# [STATED PROBLEM]
Can you quote, word for word, every line from the first line of the records below through the line containing "plt.rcParams['axes.unicode_minus'] = False", and nothing else?

# [MATERIAL SUPPLIED]
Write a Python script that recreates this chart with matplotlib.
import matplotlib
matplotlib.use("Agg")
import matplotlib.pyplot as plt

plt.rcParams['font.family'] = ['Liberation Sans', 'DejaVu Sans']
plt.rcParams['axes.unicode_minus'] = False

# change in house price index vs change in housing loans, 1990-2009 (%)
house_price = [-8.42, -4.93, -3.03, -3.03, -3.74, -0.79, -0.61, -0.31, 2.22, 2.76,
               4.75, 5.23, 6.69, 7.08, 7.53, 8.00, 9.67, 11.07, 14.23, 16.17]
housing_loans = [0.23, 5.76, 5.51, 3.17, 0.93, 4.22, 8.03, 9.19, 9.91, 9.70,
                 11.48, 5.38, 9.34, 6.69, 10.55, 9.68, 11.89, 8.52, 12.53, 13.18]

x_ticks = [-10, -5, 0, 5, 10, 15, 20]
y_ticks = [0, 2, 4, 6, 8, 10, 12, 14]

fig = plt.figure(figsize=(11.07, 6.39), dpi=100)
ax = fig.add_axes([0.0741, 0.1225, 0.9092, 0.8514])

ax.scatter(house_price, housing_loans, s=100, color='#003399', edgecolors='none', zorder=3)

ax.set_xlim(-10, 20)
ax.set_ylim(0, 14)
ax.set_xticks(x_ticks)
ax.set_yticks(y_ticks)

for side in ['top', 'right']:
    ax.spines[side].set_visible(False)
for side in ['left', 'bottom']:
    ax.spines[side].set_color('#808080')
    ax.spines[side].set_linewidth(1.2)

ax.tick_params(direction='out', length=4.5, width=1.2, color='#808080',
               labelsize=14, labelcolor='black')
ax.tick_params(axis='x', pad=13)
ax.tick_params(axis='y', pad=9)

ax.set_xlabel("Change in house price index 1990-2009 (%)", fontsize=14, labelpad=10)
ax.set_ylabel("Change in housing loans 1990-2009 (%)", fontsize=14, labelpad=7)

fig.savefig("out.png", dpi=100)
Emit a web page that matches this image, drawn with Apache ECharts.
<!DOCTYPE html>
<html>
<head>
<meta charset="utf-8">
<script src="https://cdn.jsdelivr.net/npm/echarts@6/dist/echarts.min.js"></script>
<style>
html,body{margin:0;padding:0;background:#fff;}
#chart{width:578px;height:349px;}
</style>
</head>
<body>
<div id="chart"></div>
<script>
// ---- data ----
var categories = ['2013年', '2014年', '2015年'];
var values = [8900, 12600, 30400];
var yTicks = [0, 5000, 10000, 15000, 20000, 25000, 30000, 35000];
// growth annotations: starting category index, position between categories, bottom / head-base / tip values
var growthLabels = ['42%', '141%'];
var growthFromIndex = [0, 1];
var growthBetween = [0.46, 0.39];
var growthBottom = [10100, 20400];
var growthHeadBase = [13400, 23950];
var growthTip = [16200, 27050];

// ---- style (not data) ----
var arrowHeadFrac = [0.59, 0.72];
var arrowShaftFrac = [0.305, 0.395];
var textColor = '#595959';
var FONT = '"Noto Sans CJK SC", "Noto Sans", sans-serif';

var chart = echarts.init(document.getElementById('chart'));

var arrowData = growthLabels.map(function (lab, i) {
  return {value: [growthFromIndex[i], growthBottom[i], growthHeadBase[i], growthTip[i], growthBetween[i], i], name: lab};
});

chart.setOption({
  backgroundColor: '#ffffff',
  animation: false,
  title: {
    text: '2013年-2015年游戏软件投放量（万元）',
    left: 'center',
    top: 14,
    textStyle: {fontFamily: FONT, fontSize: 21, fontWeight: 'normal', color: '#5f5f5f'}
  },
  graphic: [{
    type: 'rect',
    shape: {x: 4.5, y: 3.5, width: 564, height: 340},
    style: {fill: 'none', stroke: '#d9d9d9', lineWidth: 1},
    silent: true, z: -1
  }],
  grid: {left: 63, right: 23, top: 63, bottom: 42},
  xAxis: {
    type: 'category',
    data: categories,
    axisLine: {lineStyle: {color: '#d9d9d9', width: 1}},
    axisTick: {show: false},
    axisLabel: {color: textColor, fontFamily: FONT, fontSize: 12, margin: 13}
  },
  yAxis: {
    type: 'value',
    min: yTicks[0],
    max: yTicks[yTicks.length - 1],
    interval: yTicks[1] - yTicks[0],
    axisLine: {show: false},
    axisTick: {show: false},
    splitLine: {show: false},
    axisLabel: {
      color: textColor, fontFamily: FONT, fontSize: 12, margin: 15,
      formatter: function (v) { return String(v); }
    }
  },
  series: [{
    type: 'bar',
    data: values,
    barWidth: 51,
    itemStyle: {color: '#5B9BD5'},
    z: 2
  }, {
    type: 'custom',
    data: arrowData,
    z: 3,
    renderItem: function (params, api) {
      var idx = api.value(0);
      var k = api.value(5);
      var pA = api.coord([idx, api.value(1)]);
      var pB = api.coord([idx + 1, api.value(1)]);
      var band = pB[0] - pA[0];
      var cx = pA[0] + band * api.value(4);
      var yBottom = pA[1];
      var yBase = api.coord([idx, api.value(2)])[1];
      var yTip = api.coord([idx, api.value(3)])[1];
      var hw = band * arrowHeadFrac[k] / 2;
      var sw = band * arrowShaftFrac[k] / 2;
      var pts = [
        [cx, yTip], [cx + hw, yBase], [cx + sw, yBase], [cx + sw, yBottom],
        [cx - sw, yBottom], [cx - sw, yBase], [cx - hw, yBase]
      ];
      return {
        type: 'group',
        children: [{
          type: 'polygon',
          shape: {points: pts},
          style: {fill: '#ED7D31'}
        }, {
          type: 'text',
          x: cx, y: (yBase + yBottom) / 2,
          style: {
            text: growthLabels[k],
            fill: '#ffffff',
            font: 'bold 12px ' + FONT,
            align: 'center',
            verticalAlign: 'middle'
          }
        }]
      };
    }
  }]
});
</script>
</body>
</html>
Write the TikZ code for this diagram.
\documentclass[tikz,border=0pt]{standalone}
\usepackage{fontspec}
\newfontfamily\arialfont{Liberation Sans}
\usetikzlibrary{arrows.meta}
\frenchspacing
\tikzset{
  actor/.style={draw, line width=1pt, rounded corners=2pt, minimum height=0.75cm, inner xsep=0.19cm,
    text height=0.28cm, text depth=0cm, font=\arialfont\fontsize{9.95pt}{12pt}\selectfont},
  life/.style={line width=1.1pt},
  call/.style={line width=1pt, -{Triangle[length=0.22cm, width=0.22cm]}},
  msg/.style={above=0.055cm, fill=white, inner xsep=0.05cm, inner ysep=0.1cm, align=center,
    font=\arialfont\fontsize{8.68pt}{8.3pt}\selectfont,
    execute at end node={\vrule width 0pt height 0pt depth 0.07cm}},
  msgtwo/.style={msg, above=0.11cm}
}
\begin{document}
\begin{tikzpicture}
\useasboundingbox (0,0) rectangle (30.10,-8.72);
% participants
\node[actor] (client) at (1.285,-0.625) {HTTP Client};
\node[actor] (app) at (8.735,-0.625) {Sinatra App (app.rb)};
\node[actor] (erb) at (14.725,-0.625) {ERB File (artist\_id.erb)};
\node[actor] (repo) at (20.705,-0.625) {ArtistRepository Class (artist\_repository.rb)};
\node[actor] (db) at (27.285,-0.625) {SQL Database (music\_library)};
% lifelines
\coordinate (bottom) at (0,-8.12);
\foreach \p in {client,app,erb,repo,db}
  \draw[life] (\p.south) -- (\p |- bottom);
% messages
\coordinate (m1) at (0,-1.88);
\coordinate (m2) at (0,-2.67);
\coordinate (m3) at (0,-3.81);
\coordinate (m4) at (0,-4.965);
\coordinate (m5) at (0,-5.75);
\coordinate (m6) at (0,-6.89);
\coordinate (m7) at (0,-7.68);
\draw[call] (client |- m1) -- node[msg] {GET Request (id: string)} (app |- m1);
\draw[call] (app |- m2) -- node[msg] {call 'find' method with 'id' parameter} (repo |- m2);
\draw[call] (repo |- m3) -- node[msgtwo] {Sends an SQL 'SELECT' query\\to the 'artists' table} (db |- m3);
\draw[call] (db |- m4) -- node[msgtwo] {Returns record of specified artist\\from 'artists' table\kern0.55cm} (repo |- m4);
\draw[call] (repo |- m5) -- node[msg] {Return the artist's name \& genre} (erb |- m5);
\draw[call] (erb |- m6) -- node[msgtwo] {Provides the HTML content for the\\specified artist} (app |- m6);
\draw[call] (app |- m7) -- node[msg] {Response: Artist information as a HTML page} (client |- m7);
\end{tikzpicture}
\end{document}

# [FINISHED TASK]
Write a Python script that recreates this chart with matplotlib.
import matplotlib
matplotlib.use("Agg")
import matplotlib.pyplot as plt

plt.rcParams['font.family'] = ['Liberation Sans', 'DejaVu Sans']
plt.rcParams['axes.unicode_minus'] = False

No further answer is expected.